── Recorded information ──
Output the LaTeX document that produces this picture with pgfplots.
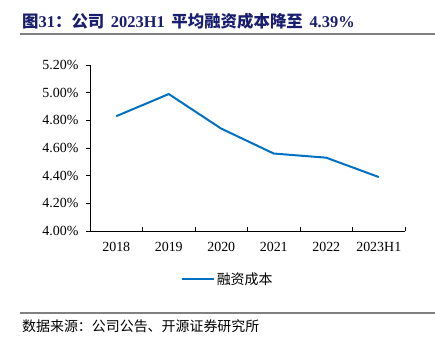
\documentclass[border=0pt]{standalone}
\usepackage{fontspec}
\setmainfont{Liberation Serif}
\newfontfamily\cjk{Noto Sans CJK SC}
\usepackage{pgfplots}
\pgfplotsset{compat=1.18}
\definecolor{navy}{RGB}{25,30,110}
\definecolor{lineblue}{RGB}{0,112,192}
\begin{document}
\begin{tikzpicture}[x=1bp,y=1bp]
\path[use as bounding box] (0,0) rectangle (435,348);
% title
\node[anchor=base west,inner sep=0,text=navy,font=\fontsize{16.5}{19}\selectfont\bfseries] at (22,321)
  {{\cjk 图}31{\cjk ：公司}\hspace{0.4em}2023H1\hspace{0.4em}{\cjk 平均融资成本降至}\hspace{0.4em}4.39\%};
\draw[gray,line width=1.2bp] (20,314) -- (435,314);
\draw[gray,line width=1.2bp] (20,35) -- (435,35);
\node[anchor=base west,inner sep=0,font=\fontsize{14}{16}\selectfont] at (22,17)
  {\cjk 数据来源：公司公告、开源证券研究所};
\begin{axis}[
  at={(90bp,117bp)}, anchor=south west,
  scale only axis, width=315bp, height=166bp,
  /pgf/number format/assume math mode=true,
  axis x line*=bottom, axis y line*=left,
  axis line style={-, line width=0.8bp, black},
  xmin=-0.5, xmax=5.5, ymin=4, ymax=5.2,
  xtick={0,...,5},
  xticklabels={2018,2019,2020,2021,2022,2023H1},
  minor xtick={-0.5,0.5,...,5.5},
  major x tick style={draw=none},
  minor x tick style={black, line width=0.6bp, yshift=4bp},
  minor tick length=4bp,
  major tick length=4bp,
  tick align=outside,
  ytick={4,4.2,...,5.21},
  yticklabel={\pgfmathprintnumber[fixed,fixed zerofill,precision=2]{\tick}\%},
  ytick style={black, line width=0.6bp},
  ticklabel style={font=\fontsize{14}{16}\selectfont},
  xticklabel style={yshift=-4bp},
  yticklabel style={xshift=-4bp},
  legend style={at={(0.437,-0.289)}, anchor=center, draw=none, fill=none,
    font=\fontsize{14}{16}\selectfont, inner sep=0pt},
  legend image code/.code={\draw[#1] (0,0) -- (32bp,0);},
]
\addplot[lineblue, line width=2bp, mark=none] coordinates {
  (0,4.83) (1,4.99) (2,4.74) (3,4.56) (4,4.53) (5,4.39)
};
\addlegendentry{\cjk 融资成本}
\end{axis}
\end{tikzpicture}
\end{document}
───
[To do]
Make an exact reproduction of the listing above, without any pictures.

[Response to the exercise]
Output the LaTeX document that produces this picture with pgfplots.
\documentclass[border=0pt]{standalone}
\usepackage{fontspec}
\setmainfont{Liberation Serif}
\newfontfamily\cjk{Noto Sans CJK SC}
\usepackage{pgfplots}
\pgfplotsset{compat=1.18}
\definecolor{navy}{RGB}{25,30,110}
\definecolor{lineblue}{RGB}{0,112,192}
\begin{document}
\begin{tikzpicture}[x=1bp,y=1bp]
\path[use as bounding box] (0,0) rectangle (435,348);
% title
\node[anchor=base west,inner sep=0,text=navy,font=\fontsize{16.5}{19}\selectfont\bfseries] at (22,321)
  {{\cjk 图}31{\cjk ：公司}\hspace{0.4em}2023H1\hspace{0.4em}{\cjk 平均融资成本降至}\hspace{0.4em}4.39\%};
\draw[gray,line width=1.2bp] (20,314) -- (435,314);
\draw[gray,line width=1.2bp] (20,35) -- (435,35);
\node[anchor=base west,inner sep=0,font=\fontsize{14}{16}\selectfont] at (22,17)
  {\cjk 数据来源：公司公告、开源证券研究所};
\begin{axis}[
  at={(90bp,117bp)}, anchor=south west,
  scale only axis, width=315bp, height=166bp,
  /pgf/number format/assume math mode=true,
  axis x line*=bottom, axis y line*=left,
  axis line style={-, line width=0.8bp, black},
  xmin=-0.5, xmax=5.5, ymin=4, ymax=5.2,
  xtick={0,...,5},
  xticklabels={2018,2019,2020,2021,2022,2023H1},
  minor xtick={-0.5,0.5,...,5.5},
  major x tick style={draw=none},
  minor x tick style={black, line width=0.6bp, yshift=4bp},
  minor tick length=4bp,
  major tick length=4bp,
  tick align=outside,
  ytick={4,4.2,...,5.21},
  yticklabel={\pgfmathprintnumber[fixed,fixed zerofill,precision=2]{\tick}\%},
  ytick style={black, line width=0.6bp},
  ticklabel style={font=\fontsize{14}{16}\selectfont},
  xticklabel style={yshift=-4bp},
  yticklabel style={xshift=-4bp},
  legend style={at={(0.437,-0.289)}, anchor=center, draw=none, fill=none,
    font=\fontsize{14}{16}\selectfont, inner sep=0pt},
  legend image code/.code={\draw[#1] (0,0) -- (32bp,0);},
]
\addplot[lineblue, line width=2bp, mark=none] coordinates {
  (0,4.83) (1,4.99) (2,4.74) (3,4.56) (4,4.53) (5,4.39)
};
\addlegendentry{\cjk 融资成本}
\end{axis}
\end{tikzpicture}
\end{document}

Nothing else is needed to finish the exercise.